● **To do**: Return the material exactly, first line through the line containing "(7,10) -- (1124,10);", and nothing more. Pictures stay out.

● **Information supplied**:

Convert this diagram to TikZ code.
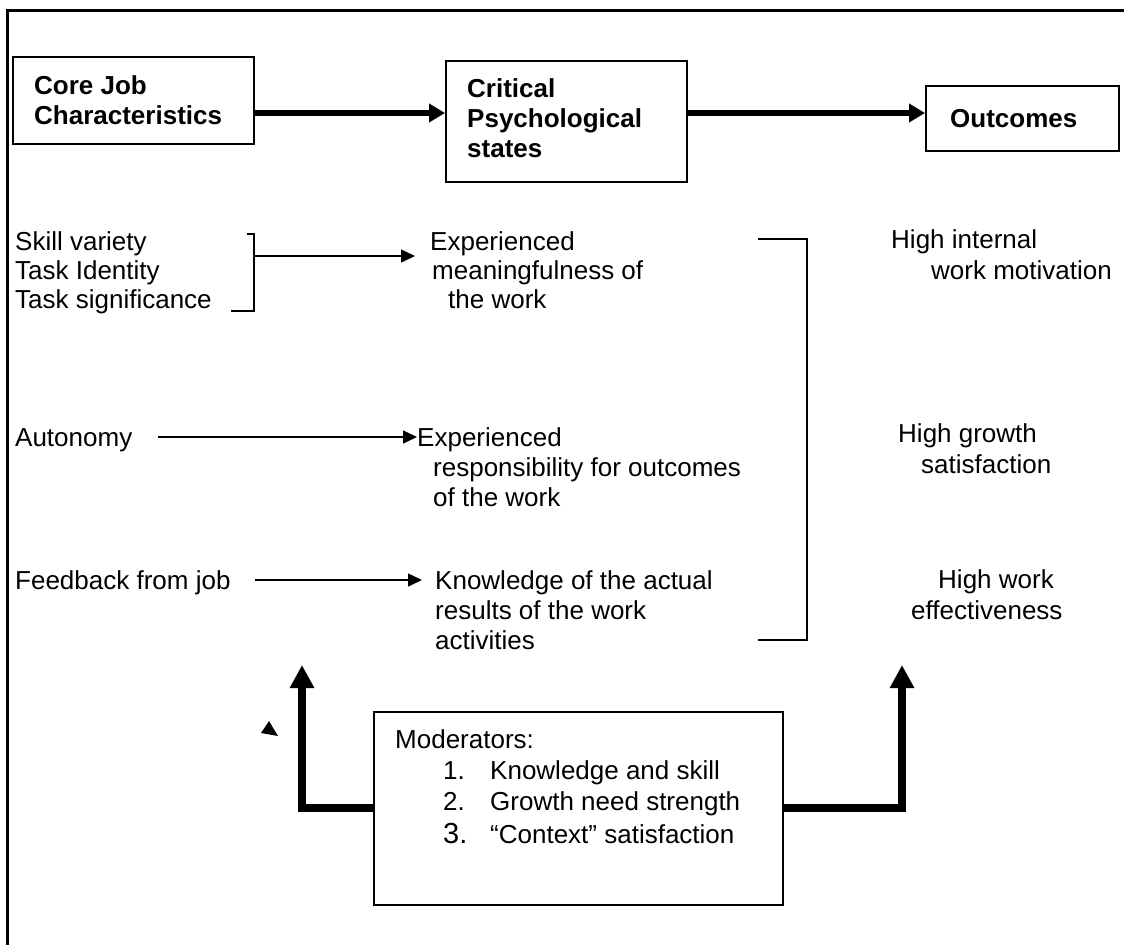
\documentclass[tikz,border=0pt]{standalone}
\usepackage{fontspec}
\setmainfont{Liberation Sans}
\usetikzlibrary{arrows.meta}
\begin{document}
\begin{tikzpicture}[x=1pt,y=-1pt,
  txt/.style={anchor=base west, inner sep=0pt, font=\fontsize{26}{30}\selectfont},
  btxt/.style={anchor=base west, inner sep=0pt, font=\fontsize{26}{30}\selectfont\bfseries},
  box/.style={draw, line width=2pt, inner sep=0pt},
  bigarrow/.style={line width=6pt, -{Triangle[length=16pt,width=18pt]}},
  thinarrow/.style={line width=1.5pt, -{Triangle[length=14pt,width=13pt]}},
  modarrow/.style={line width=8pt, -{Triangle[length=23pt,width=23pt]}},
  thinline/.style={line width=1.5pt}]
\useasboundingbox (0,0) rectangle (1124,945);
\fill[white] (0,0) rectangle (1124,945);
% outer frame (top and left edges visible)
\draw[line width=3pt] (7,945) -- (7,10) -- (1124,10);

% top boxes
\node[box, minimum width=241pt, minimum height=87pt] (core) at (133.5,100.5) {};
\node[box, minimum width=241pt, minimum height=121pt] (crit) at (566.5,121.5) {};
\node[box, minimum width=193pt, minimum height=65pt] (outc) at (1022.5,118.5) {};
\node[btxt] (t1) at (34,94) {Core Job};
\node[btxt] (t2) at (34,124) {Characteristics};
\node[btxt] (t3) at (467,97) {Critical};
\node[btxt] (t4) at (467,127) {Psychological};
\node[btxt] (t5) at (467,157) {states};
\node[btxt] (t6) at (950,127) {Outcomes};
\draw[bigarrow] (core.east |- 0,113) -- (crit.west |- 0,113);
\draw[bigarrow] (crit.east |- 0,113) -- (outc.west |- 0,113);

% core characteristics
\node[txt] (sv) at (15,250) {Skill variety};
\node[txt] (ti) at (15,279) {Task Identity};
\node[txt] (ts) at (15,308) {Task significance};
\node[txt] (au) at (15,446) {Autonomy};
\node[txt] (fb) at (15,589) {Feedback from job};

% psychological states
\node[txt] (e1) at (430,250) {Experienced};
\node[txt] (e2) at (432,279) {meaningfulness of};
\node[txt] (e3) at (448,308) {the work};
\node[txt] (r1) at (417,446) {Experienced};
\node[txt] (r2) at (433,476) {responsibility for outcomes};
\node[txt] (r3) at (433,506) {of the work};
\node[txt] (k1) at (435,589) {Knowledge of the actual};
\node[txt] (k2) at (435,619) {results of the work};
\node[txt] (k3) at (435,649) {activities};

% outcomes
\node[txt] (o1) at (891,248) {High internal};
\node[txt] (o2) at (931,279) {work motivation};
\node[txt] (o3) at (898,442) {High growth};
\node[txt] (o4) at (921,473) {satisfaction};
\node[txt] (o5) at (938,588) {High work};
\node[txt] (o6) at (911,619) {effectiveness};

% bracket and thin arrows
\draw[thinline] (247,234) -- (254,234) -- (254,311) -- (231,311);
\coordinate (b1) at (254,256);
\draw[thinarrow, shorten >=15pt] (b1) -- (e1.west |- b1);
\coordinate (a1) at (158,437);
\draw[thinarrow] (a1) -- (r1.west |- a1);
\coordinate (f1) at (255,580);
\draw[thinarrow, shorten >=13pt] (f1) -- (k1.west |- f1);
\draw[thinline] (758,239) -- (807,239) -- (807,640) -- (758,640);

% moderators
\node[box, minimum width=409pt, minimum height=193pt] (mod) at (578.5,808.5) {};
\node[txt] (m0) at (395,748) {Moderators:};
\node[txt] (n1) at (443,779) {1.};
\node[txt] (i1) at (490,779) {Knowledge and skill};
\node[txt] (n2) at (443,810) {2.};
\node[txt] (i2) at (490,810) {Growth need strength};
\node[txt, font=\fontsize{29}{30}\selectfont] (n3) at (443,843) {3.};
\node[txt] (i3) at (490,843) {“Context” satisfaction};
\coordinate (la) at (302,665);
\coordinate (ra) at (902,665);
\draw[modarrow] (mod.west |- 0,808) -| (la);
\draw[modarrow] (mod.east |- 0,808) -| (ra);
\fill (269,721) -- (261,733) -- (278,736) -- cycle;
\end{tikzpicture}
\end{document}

● **Expected output**:
Convert this diagram to TikZ code.
\documentclass[tikz,border=0pt]{standalone}
\usepackage{fontspec}
\setmainfont{Liberation Sans}
\usetikzlibrary{arrows.meta}
\begin{document}
\begin{tikzpicture}[x=1pt,y=-1pt,
  txt/.style={anchor=base west, inner sep=0pt, font=\fontsize{26}{30}\selectfont},
  btxt/.style={anchor=base west, inner sep=0pt, font=\fontsize{26}{30}\selectfont\bfseries},
  box/.style={draw, line width=2pt, inner sep=0pt},
  bigarrow/.style={line width=6pt, -{Triangle[length=16pt,width=18pt]}},
  thinarrow/.style={line width=1.5pt, -{Triangle[length=14pt,width=13pt]}},
  modarrow/.style={line width=8pt, -{Triangle[length=23pt,width=23pt]}},
  thinline/.style={line width=1.5pt}]
\useasboundingbox (0,0) rectangle (1124,945);
\fill[white] (0,0) rectangle (1124,945);
% outer frame (top and left edges visible)
\draw[line width=3pt] (7,945) -- (7,10) -- (1124,10);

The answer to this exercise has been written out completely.